Rudy mengatakan pihaknya juga menyerahkan bukti-bukti bahwa SAH menderita ITP dari Rumah Sakit Immanuel Bandung. Karena itu, Rudy membantah lebam-lebam di tubuh SAH disebabkan oleh kekerasan fisik di sekolah melainkan karena penyakit tersebut.
"Jadi kalau terkena ITP, tubuhnya dipegang sedikit akan mudah biru-biru. Itu karena trombositnya turun," tuturnya.
Menurut Rudy, pihaknya juga telah menyerahkan rekaman pernyataan orang tua SAH tentang penyakit anaknya itu.

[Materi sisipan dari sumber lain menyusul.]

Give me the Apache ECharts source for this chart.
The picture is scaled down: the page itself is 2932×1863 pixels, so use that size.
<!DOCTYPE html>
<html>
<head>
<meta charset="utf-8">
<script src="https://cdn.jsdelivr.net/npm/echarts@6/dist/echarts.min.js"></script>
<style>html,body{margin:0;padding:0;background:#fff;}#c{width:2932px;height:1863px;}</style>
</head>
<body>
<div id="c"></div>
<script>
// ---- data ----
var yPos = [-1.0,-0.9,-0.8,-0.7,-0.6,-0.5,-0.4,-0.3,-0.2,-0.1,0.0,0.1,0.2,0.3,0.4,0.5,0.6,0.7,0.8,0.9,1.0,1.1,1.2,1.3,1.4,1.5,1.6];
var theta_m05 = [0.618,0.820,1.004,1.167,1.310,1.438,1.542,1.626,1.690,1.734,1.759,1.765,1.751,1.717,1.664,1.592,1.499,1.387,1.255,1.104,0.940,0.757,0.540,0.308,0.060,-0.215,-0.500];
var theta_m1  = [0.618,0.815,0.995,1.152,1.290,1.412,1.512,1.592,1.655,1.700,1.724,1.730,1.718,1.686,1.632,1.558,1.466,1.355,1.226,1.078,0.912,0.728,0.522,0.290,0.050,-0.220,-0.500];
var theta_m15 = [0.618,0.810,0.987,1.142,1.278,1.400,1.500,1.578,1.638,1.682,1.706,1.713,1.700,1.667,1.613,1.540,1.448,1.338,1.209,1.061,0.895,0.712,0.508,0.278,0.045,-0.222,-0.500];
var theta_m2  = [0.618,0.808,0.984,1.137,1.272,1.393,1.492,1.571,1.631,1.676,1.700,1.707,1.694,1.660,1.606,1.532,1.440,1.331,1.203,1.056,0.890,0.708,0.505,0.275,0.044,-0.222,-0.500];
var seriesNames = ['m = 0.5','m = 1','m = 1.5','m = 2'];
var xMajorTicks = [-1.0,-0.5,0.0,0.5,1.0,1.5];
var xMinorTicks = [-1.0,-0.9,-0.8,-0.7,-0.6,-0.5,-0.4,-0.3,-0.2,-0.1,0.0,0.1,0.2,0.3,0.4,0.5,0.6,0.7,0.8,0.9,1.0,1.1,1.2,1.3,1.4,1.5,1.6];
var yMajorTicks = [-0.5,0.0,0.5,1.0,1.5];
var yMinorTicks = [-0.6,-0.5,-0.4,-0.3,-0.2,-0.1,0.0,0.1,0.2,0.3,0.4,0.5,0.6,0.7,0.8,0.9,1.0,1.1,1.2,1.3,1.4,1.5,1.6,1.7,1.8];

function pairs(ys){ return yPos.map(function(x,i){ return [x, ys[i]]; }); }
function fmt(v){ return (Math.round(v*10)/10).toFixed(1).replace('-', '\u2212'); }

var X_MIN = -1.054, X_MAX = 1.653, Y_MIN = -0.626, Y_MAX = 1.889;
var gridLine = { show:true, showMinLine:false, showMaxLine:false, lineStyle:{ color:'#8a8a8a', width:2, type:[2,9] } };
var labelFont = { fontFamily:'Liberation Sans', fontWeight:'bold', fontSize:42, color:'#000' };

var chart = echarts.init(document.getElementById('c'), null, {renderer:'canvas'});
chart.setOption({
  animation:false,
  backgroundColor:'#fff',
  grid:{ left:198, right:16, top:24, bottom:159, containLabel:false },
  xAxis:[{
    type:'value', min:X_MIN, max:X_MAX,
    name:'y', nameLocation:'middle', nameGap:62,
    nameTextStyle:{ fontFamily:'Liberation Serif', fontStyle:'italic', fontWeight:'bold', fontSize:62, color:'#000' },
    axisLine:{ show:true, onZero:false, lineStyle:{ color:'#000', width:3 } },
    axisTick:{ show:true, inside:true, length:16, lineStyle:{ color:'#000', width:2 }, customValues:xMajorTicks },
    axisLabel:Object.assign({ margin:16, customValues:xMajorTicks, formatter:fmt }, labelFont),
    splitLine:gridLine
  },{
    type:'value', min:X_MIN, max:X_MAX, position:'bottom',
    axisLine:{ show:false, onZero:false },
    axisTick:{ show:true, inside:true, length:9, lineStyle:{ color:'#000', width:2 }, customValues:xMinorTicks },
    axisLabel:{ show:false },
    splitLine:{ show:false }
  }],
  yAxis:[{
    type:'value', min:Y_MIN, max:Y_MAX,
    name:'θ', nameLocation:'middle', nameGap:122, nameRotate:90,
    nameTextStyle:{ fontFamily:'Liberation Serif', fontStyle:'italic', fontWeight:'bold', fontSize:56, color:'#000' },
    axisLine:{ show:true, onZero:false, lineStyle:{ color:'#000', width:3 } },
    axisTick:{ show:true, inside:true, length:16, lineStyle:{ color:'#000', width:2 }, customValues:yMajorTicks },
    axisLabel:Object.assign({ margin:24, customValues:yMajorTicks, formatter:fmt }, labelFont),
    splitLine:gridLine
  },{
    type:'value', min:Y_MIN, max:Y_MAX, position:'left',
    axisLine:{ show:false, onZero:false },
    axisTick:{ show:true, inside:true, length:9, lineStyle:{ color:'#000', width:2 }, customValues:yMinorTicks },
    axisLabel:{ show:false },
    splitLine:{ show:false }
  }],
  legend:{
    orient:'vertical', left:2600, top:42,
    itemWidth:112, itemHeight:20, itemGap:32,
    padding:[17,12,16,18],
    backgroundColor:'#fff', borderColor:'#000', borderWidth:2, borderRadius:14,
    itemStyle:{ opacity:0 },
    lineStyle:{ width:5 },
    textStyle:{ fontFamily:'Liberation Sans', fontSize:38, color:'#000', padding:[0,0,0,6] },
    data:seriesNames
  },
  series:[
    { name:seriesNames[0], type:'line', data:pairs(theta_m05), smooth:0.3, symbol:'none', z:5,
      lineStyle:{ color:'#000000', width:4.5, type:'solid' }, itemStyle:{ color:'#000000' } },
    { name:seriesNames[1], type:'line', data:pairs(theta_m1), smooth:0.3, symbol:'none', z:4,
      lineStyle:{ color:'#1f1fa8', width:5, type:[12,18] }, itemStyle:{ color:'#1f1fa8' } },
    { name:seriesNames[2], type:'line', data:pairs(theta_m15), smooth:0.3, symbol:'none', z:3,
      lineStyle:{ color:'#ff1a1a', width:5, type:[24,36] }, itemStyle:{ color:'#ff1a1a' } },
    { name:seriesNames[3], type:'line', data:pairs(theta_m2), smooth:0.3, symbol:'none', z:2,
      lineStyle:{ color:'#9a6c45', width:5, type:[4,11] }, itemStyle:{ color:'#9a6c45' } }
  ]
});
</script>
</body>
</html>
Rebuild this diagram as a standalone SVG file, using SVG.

Mengenai kondisi SAH yang sudah drop sebelum dijemput orang tuanya, Rudy mengatakan pihaknya tidak membawa SAH ke rumah sakit karena menunggu hasil pemeriksaan darah.
"Kami sudah berlangganan dengan salah satu laboratorium klinik. Jadi sebelum membawa ke rumah sakit, kami pastikan dulu sakitnya apa melalui pemeriksaan darah karena dia juga tidak demam atau pilek," kata Rudy.
Namun, Rudy mengatakan pihaknya sudah memberikan beberapa pengobatan kepada SAH seperti akupunktur dan psikologi medis. Orang tua pun sudah diberitahu mengenai kondisi SAH, tetapi mereka menyatakan akan membawa sendiri anaknya ke rumah sakit.
Imaculata Umiyati, pendiri sekolah Santa Maria Imaculata, mengatakan kondisi SAH yang lemah dan tidak bisa berjalan baru terjadi tiga hari sebelum dibawa pulang orang tuanya.
"Mengenai luka bakar di kedua telapak kaki, itu karena pengobatan dengan moxa. Saat diobati dia menendang-nendang, makanya kakinya terkena bara moxa. Anak berkebutuhan khusus seperti itu memiliki tenaga yang besar," kata Ima.
Kasus ini sudah menunggu untuk diungkap oleh KPAI dan kepolisian. Kedua belah pihak tentu menunggu keadilan karena masing-masing merasa tidak bersalah.